Engineering researcher is looking for the cleanest ways to produce and transport bitumen

Engineering researcher is looking for the cleanest ways to produce and transport bitumen UAlberta engineering graduate student Balwinder Nimana, along with his research colleagues, is developing a computer model to account for greenhouse gas emissions in the production and transport of bitumen.
Edmonton—Alberta’s Climate Change Strategy requires facilities that emit more than 100,000 tonnes of greenhouse gases per year to reduce the emissions by 12 per cent, either through technological changes or by paying $15 per greenhouse gas tonne emitted to the Climate Change and Emissions Management Fund.

Alberta’s oil sands operations made up around 23 per cent of GHG emissions in Alberta in 2011, and are finding ways to reduce their emissions.

But how do we measure emissions?

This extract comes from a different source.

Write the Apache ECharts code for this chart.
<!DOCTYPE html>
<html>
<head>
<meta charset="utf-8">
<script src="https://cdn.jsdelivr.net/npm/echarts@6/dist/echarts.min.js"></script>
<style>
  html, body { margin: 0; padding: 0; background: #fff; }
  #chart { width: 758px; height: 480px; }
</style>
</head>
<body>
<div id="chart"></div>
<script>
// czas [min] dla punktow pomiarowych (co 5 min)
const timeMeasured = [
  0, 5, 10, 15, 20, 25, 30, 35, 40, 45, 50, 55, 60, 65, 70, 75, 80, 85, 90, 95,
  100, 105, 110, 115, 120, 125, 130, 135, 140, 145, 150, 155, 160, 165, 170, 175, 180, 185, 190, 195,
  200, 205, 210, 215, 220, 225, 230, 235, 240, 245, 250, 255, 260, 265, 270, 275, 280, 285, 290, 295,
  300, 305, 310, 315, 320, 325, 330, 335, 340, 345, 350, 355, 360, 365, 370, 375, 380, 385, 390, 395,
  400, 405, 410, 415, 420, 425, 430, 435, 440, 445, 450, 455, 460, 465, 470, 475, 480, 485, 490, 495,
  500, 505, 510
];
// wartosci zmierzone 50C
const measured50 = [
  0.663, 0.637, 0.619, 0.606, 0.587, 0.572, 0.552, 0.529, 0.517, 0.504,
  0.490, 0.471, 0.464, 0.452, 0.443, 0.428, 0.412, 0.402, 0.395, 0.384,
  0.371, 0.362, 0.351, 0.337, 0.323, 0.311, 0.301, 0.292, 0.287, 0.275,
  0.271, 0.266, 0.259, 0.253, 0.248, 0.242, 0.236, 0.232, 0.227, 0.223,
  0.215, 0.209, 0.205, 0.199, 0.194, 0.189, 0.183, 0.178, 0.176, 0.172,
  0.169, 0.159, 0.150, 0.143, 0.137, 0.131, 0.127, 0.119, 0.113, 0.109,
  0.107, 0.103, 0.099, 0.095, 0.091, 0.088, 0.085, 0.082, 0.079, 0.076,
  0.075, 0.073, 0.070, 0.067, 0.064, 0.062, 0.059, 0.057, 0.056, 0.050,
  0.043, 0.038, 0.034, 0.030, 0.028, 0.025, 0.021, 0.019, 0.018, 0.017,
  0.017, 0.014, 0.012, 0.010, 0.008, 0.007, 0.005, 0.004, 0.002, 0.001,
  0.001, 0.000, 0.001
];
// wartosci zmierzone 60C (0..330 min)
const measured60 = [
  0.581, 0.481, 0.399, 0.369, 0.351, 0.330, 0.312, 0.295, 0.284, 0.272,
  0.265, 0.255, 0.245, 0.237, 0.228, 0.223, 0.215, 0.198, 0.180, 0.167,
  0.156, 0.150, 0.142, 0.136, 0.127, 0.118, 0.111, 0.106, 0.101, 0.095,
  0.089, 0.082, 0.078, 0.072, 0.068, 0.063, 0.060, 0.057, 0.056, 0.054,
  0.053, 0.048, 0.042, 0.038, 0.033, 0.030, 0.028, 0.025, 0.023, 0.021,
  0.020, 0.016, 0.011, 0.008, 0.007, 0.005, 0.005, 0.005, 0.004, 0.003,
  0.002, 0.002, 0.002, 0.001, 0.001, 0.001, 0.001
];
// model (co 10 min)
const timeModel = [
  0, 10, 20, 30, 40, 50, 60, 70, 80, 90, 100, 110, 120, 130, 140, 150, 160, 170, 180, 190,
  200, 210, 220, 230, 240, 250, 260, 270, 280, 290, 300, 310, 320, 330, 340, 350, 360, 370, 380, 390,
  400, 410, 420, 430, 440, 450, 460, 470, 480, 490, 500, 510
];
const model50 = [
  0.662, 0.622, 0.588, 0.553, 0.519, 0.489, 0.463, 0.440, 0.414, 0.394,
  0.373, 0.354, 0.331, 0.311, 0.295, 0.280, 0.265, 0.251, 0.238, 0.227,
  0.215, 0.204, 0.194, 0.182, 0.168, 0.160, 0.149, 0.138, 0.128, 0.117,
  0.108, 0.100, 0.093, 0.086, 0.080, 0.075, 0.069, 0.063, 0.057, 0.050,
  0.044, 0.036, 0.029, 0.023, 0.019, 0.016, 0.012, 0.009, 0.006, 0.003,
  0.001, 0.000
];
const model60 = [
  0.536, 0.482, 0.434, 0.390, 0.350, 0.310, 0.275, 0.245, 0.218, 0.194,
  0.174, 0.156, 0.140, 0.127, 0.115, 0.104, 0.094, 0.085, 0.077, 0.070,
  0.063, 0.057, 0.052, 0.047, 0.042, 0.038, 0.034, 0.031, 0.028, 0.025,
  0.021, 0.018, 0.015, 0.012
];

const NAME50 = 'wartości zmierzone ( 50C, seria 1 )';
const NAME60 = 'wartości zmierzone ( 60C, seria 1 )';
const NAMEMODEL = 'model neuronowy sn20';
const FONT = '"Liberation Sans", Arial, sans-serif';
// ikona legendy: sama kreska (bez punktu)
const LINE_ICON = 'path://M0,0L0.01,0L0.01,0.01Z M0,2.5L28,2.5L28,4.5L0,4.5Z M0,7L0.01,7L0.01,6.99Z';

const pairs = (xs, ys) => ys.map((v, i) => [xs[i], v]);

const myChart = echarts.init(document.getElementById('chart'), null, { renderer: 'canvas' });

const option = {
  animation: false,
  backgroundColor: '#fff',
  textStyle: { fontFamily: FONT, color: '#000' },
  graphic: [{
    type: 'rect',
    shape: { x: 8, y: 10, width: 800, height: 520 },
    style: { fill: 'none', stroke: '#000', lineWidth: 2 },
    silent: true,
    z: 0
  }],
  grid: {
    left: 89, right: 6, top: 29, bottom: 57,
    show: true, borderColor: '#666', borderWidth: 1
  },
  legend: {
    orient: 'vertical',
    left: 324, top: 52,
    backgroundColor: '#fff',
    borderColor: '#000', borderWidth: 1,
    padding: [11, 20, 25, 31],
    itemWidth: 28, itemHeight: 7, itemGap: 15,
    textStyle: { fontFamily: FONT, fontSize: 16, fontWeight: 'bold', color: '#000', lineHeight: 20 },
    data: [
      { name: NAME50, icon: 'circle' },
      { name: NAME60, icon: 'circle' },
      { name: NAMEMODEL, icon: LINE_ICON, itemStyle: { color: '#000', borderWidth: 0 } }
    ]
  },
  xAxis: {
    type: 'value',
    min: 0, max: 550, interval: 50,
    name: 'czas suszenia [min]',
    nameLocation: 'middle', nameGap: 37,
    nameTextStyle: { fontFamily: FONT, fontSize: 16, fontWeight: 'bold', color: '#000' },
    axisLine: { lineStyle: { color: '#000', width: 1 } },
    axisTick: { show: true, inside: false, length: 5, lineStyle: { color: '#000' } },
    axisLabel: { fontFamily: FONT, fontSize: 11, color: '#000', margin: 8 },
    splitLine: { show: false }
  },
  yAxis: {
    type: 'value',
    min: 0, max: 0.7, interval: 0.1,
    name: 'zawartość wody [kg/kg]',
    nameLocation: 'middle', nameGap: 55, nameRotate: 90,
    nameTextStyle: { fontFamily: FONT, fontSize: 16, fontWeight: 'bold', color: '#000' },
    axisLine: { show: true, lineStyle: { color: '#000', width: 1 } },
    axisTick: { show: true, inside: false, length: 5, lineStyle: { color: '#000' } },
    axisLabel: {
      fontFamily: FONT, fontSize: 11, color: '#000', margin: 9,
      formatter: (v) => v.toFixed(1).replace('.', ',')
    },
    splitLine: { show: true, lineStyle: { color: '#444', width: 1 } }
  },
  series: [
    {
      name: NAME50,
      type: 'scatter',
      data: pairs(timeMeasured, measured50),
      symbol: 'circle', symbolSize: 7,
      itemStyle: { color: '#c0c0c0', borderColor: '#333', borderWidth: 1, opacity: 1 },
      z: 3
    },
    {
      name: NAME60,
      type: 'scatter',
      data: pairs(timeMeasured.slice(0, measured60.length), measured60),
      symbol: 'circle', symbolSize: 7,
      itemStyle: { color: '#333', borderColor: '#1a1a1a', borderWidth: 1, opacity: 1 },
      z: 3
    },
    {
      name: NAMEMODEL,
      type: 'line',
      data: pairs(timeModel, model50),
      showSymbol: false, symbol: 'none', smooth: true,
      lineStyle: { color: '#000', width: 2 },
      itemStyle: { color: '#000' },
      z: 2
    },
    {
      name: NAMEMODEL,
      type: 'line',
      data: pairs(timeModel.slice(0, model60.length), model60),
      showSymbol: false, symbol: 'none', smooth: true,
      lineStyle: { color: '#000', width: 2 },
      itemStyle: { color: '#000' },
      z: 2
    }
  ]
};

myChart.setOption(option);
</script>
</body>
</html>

And how do we know if targets are being met? Award-winning University of Alberta graduate student Balwinder Nimana, along with his research colleagues, is developing a computer model to find out. The model estimates project-specific emissions in oil sands activities from recovery and extraction, accounting for surface mining, steam-assisted gravity drainage, and upgrading operations. With this information, he can recommend improvements to reduce emissions.

He’s also comparing the costs of transporting products such as synthetic crude oil by rail and pipeline.

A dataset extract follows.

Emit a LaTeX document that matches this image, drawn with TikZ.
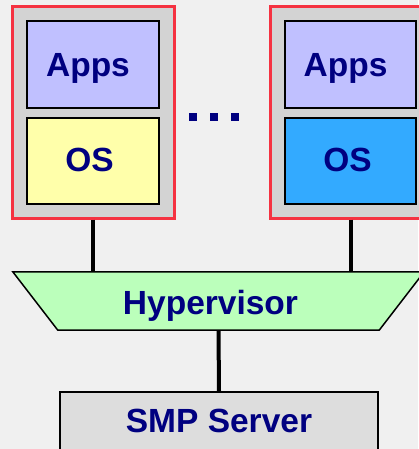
\documentclass[tikz,border=0pt]{standalone}
\usepackage{fontspec}
\setmainfont{Liberation Sans}
\definecolor{bgc}{RGB}{240,240,240}
\definecolor{vmgray}{RGB}{211,211,211}
\definecolor{vmred}{RGB}{245,50,65}
\definecolor{appsc}{RGB}{192,192,255}
\definecolor{osyel}{RGB}{255,255,170}
\definecolor{osblue}{RGB}{51,170,255}
\definecolor{hypc}{RGB}{187,255,187}
\definecolor{smpc}{RGB}{221,221,221}
\definecolor{navytxt}{RGB}{0,0,128}
\tikzset{
  lbl/.style={text=navytxt, font=\fontsize{33.5}{36}\selectfont\bfseries, text height=24pt, text depth=0pt, inner sep=0pt},
  vmbox/.style={draw=vmred, line width=3pt, fill=vmgray, inner sep=0pt},
  layer/.style={draw=black, line width=2pt, inner sep=0pt},
  conn/.style={draw=black, line width=4pt},
  dotsq/.style={fill=navytxt, minimum size=8pt, inner sep=0pt}
}
\begin{document}
\begin{tikzpicture}[x=1pt,y=-1pt]
\fill[bgc] (0,0) rectangle (418,449);
\useasboundingbox (0,0) rectangle (418,449);
% virtual machines
\node[vmbox, minimum width=162pt, minimum height=211pt] (vm1) at (93,112.5) {};
\node[layer, fill=appsc, minimum width=132pt, minimum height=87pt] (apps1) at (93,64.5) {};
\node[layer, fill=osyel, minimum width=132pt, minimum height=86pt] (os1) at (93,161) {};
\node[lbl] (apps1t) at ([xshift=-5pt]apps1.center) {Apps};
\node[lbl] (os1t) at ([xshift=-3.5pt,yshift=1.5pt]os1.center) {OS};
\node[vmbox, minimum width=161pt, minimum height=211pt] (vm2) at (350.5,112.5) {};
\node[layer, fill=appsc, minimum width=131pt, minimum height=87pt] (apps2) at (350.5,64.5) {};
\node[layer, fill=osblue, minimum width=131pt, minimum height=86pt] (os2) at (350.5,161) {};
\node[lbl] (apps2t) at ([xshift=-5pt]apps2.center) {Apps};
\node[lbl] (os2t) at ([xshift=-3pt,yshift=1.5pt]os2.center) {OS};
% ellipsis
\node[dotsq] (d1) at (193,117) {};
\node[dotsq] (d2) at (214,117) {};
\node[dotsq] (d3) at (235,117) {};
% hypervisor
\node[minimum width=411pt, minimum height=58pt, inner sep=0pt] (hyp) at (218.5,301) {};
\filldraw[fill=hypc, draw=black, line width=1.5pt]
  (hyp.north west) -- (hyp.north east) -- ([xshift=-45pt]hyp.south east) -- ([xshift=45pt]hyp.south west) -- cycle;
\node[lbl] (hypt) at (210.5,302.5) {Hypervisor};
% server
\node[draw=black, line width=1.5pt, fill=smpc, minimum width=318pt, minimum height=58pt, inner sep=0pt] (smp) at (219,421) {};
\node[lbl] (smpt) at (219,420.5) {SMP Server};
% connectors
\draw[conn] (vm1.south) -- (vm1.south |- hyp.north);
\draw[conn] (vm2.south) -- (vm2.south |- hyp.north);
\draw[conn] (hyp.south) -- (smp.north);
\end{tikzpicture}
\end{document}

Much of Nimana’s work involves gathering data from refereed journals, government, and industry about on the fuel used in oil sands operations.

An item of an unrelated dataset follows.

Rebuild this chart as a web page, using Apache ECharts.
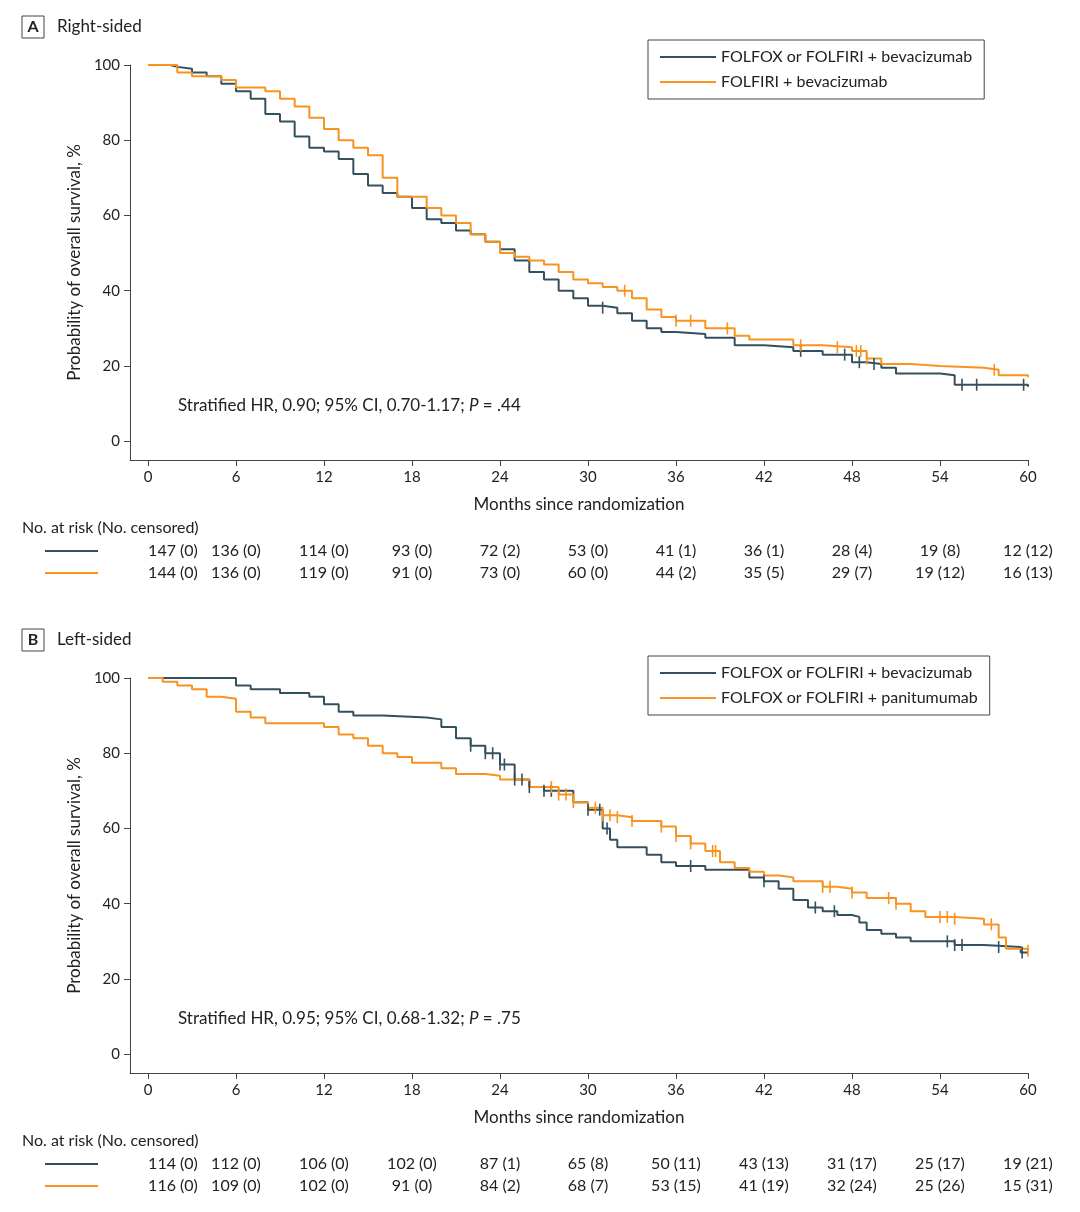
<!DOCTYPE html>
<html><head><meta charset="utf-8">
<script src="https://cdn.jsdelivr.net/npm/echarts@6/dist/echarts.min.js"></script>
<style>html,body{margin:0;background:#fff}#c{width:1080px;height:1212px}</style>
</head><body><div id="c"></div>
<script>
// Panel A (right-sided) KM step data [month, %]
const aBev = [[0,100],[1.5,99.5],[2,99],[3,98],[4,97],[5,95],[6,93],[7,91],[8,87],[9,85],[10,81],[11,78],[12,77],[13,75],[14,71],[15,68],[16,66],[17,65],[18,62],[19,59],[20,58],[21,56],[22,55],[23,53],[24,51],[25,48],[26,45],[27,43],[28,40],[29,38],[30,36],[31,35.5],[32,34],[33,32],[34,30],[35,29],[36,28.5],[38,27.5],[40,25.5],[42,25],[44,24],[46,23],[48,21],[49,20.5],[50,19.5],[51,18],[54,17.5],[55,15],[60,14.5]];
const aFolfiri = [[0,100],[2,98],[3,97],[5,96],[6,94],[8,93],[9,91],[10,89],[11,86],[12,83],[13,80],[14,78],[15,76],[16,70],[17,65],[19,62],[20,60],[21,58],[22,55],[23,53],[24,50],[25,49],[26,48],[27,47],[28,45],[29,43],[30,42],[31,41],[32,40],[33,38],[34,35],[35,33],[36,32],[38,30],[40,28],[41,27],[44,25.5],[46,25],[48,24],[49,22],[50,20.5],[52,20],[54,19.5],[57,19],[58,17.5],[60,17]];
const aBevCens = [31,44.5,47.5,48.5,49.5,55.5,56.5,59.7];
const aFolfiriCens = [32.5,36,37,39.5,44.5,47,48.3,48.6,49,57.7];
// Panel B (left-sided)
const bBev = [[0,100],[5,100],[6,98],[7,97],[9,96],[11,95],[12,93],[13,91],[14,90],[16,89.5],[19,89],[20,87],[21,84],[22,82],[23,80],[24,77],[25,73],[26,71],[27,70],[29,67],[30,65],[31,60],[31.5,57],[32,55],[34,53],[35,51],[36,50],[38,49],[41,47],[42,46],[43,44],[44,41],[45,39],[46,38],[47,37],[48,36.5],[48.5,35],[49,33],[50,32],[51,31],[52,30],[55,29],[57,28.5],[59.5,27],[60,27]];
const bPani = [[0,100],[1,99],[2,98],[3,97],[4,95],[5,94.5],[6,91],[7,89.5],[8,88],[12,87],[13,85],[14,84],[15,82],[16,80],[17,79],[18,77.5],[20,76],[21,74.5],[23,74],[24,73],[26,71],[28,69],[29,67],[30,65.5],[31,63.5],[32,63],[33,62],[35,60.5],[36,58],[37,56],[38,54],[39,51],[40,49.5],[41,48.5],[42,47.5],[43,47],[44,46],[46,44.5],[47,44],[48,43],[49,41.5],[51,40],[52,38],[53,36.5],[55,36],[57,34.5],[58,31],[58.5,28],[60,27.5]];
const bBevCens = [22,23,23.5,24,24.3,25,25.5,26,27,27.5,30,30.8,31.3,37,42,45.5,46.8,54.5,55,55.5,58,59.6];
const bPaniCens = [27.5,28,28.5,29,30.5,31,31.5,32,33,35,36,37,38.5,38.7,46,46.5,48,50.5,51,54,54.5,55,57.5,60];
// risk tables
const riskTimes = [0,6,12,18,24,30,36,42,48,54,60];
const aRiskBev = ['147 (0)','136 (0)','114 (0)','93 (0)','72 (2)','53 (0)','41 (1)','36 (1)','28 (4)','19 (8)','12 (12)'];
const aRiskFolfiri = ['144 (0)','136 (0)','119 (0)','91 (0)','73 (0)','60 (0)','44 (2)','35 (5)','29 (7)','19 (12)','16 (13)'];
const bRiskBev = ['114 (0)','112 (0)','106 (0)','102 (0)','87 (1)','65 (8)','50 (11)','43 (13)','31 (17)','25 (17)','19 (21)'];
const bRiskPani = ['116 (0)','109 (0)','102 (0)','91 (0)','84 (2)','68 (7)','53 (15)','41 (19)','32 (24)','25 (26)','15 (31)'];
const xTicks = [0,6,12,18,24,30,36,42,48,54,60];
const yTicks = [0,20,40,60,80,100];

const DARK = '#34505e', ORANGE = '#f7931e', FONT = 'Lato';
const chart = echarts.init(document.getElementById('c'));

function stepLine(name, data, color, g) {
  return {name, type:'line', step:'end', data, xAxisIndex:g, yAxisIndex:g, showSymbol:false, symbol:'none',
    lineStyle:{color, width:2}, itemStyle:{color}, silent:true};
}
function cens(ts, curve, color, g) {
  const val = t => { let v = curve[0][1]; for (const p of curve) if (p[0] <= t) v = p[1]; return v; };
  return {type:'scatter', data: ts.map(t => [t, val(t)]), xAxisIndex:g, yAxisIndex:g,
    symbol:'rect', symbolSize:[1.6,12], itemStyle:{color, opacity:1}, silent:true, z:3};
}
const tops = [65, 678];
const grids = tops.map(t => ({left:130, right:52, top:t, height:395}));
const xAxes = tops.map((t,i) => ({type:'value', gridIndex:i, min:-1.227, max:60,
  name:'Months since randomization', nameLocation:'middle', nameGap:36,
  nameTextStyle:{fontFamily:FONT, fontSize:17, color:'#222'},
  axisLine:{onZero:false, lineStyle:{color:'#444'}}, axisTick:{customValues:xTicks, length:6, lineStyle:{color:'#444'}},
  axisLabel:{customValues:xTicks, fontFamily:FONT, fontSize:15, color:'#222', margin:10}, splitLine:{show:false}}));
const yAxes = tops.map((t,i) => ({type:'value', gridIndex:i, min:-5, max:100,
  name:'Probability of overall survival, %', nameLocation:'middle', nameGap:46,
  nameTextStyle:{fontFamily:FONT, fontSize:17, color:'#222'},
  axisLine:{onZero:false, lineStyle:{color:'#444'}}, axisTick:{customValues:yTicks, length:6, lineStyle:{color:'#444'}},
  axisLabel:{customValues:yTicks, fontFamily:FONT, fontSize:15, color:'#222', margin:10}, splitLine:{show:false}}));

const legendBase = {orient:'vertical', borderColor:'#444', borderWidth:1, padding:[9,12,9,12], itemGap:9,
  itemWidth:56, itemHeight:2, icon:'rect', textStyle:{fontFamily:FONT, fontSize:16, color:'#222'}};

chart.setOption({
  animation:false,
  grid:grids, xAxis:xAxes, yAxis:yAxes,
  legend:[
    Object.assign({left:648, top:40, data:['FOLFOX or FOLFIRI + bevacizumab','FOLFIRI + bevacizumab']}, legendBase),
    Object.assign({left:648, top:656, data:['FOLFOX or FOLFIRI + bevacizumab ','FOLFOX or FOLFIRI + panitumumab']}, legendBase)
  ],
  series:[
    stepLine('FOLFOX or FOLFIRI + bevacizumab', aBev, DARK, 0),
    stepLine('FOLFIRI + bevacizumab', aFolfiri, ORANGE, 0),
    cens(aBevCens, aBev, DARK, 0), cens(aFolfiriCens, aFolfiri, ORANGE, 0),
    stepLine('FOLFOX or FOLFIRI + bevacizumab ', bBev, DARK, 1),
    stepLine('FOLFOX or FOLFIRI + panitumumab', bPani, ORANGE, 1),
    cens(bBevCens, bBev, DARK, 1), cens(bPaniCens, bPani, ORANGE, 1)
  ]
});

const g = [];
const txt = (x, y, s, extra) => g.push(Object.assign({type:'text', x, y,
  style:Object.assign({text:s, fontFamily:FONT, fontSize:16, fill:'#222'}, extra||{})}));
function panel(i, letter, title, hr, risk1, risk2, yTitle, yRisk) {
  g.push({type:'rect', shape:{x:22, y:yTitle-11, width:22, height:22}, style:{fill:'#fff', stroke:'#444', lineWidth:1}});
  txt(33, yTitle, letter, {fontWeight:'bold', textAlign:'center', textVerticalAlign:'middle'});
  txt(57, yTitle, title, {fontSize:17, textVerticalAlign:'middle'});
  const p = chart.convertToPixel({gridIndex:i}, [0, 0]);
  txt(178, p[1] - 36, '{n|Stratified HR, ' + hr[0] + '; 95% CI, ' + hr[1] + '; }{i|P}{n| = ' + hr[2] + '}',
    {rich:{n:{fontFamily:FONT, fontSize:17, fill:'#222'}, i:{fontFamily:FONT, fontSize:17, fontStyle:'italic', fill:'#222'}}, textVerticalAlign:'middle'});
  txt(22, yRisk, 'No. at risk (No. censored)', {textVerticalAlign:'middle'});
  [[risk1, DARK], [risk2, ORANGE]].forEach(([r, col], k) => {
    const y = yRisk + 23 + k * 22;
    g.push({type:'line', shape:{x1:45, y1:y, x2:98, y2:y}, style:{stroke:col, lineWidth:2}});
    r.forEach((s, j) => {
      const px = chart.convertToPixel({gridIndex:i}, [riskTimes[j], 0])[0];
      txt(j === 0 ? px + 25 : px, y, s, {textAlign:'center', textVerticalAlign:'middle'});
    });
  });
}
panel(0, 'A', 'Right-sided', ['0.90','0.70-1.17','.44'], aRiskBev, aRiskFolfiri, 27, 528);
panel(1, 'B', 'Left-sided', ['0.95','0.68-1.32','.75'], bRiskBev, bRiskPani, 640, 1141);
chart.setOption({graphic:g});
</script></body></html>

He’s using that information in a model he is developing to quantify oil sands greenhouse gas emissions (carbon dioxide, methane, and nitrous oxide). Specifically, his model estimates how much diesel is used by the trucks and shovels used in surface mining, how much natural gas is used to heat water and generate steam required to operate the SAGD wells, and how much synthetic crude oil is formed when the bitumen is upgraded.

“To reduce greenhouse gas emissions, it’s important for us to understand the life cycle emissions associated with the oil sands compared to crude oils produced from other parts of the world,” says Surindar Singh, executive director of Alberta Innovates – Engery and Environment Solutions. “Balwinder’s research will provide a comprehensive, independent, science-based assessment to provide greater understanding in this area, and is a strong example of the innovation and collaboration that will help us reach our greenhouse gas emission reduction goals.”

Nimana has created a second computer model with his colleagues to compare both the costs and the environmental impacts of transporting bitumen and synthetic crude oil by rail and pipeline. He considers, for instance, the effects of carrying more fuel for long distances on both the costs and the amount of carbon dioxide released. Just how much fuel does Canada transport? In 2012, we exported roughly 2.2 million barrels of crude oil per day to refineries in the U.S. Midwest and the Gulf Coast. By 2020, the number of barrels per day is expected to increase by 450,000.

One of the biggest challenges in this work is finding and gathering data. In order to ensure reasonable accuracy, Nimana performs a sensitivity analysis; that is, he varies his parameters to see whether the results vary.

This work is timely and relevant, and highly rewarding. Nimana knows he’s contributing to the development of new policies. He and his colleagues receive immediate and meaningful feedback from industry partners and have opportunities to build relationships with them. Ultimately, Nimana will be able to project how greenhouse gas-intensive various fuels produced from Alberta oil sands bitumen (synthetic crude, diesel, and petrol) are, compared to fuels produced from conventional crude oils (for instance, light oils found in Alaska, California, and the Middle East).

Nimana has already received considerable recognition for his work; last fall, he received two awards from the University of Alberta, the Sadler Graduate Scholarship in Mechanical Engineering and the RR Gilpin Memorial Scholarship. An MSc student in Engineering Management, Nimana is part of a research program led by mechanical engineering professor Amit Kumar, who holds the Industrial Research Chair in Energy and Environmental Systems Engineering funded by the Natural Sciences and Engineering Research Council of Canada, Cenovus Energy Inc., Alberta Innovates – Energy and Environment Solutions, and Alberta Innovates – Bio Solutions.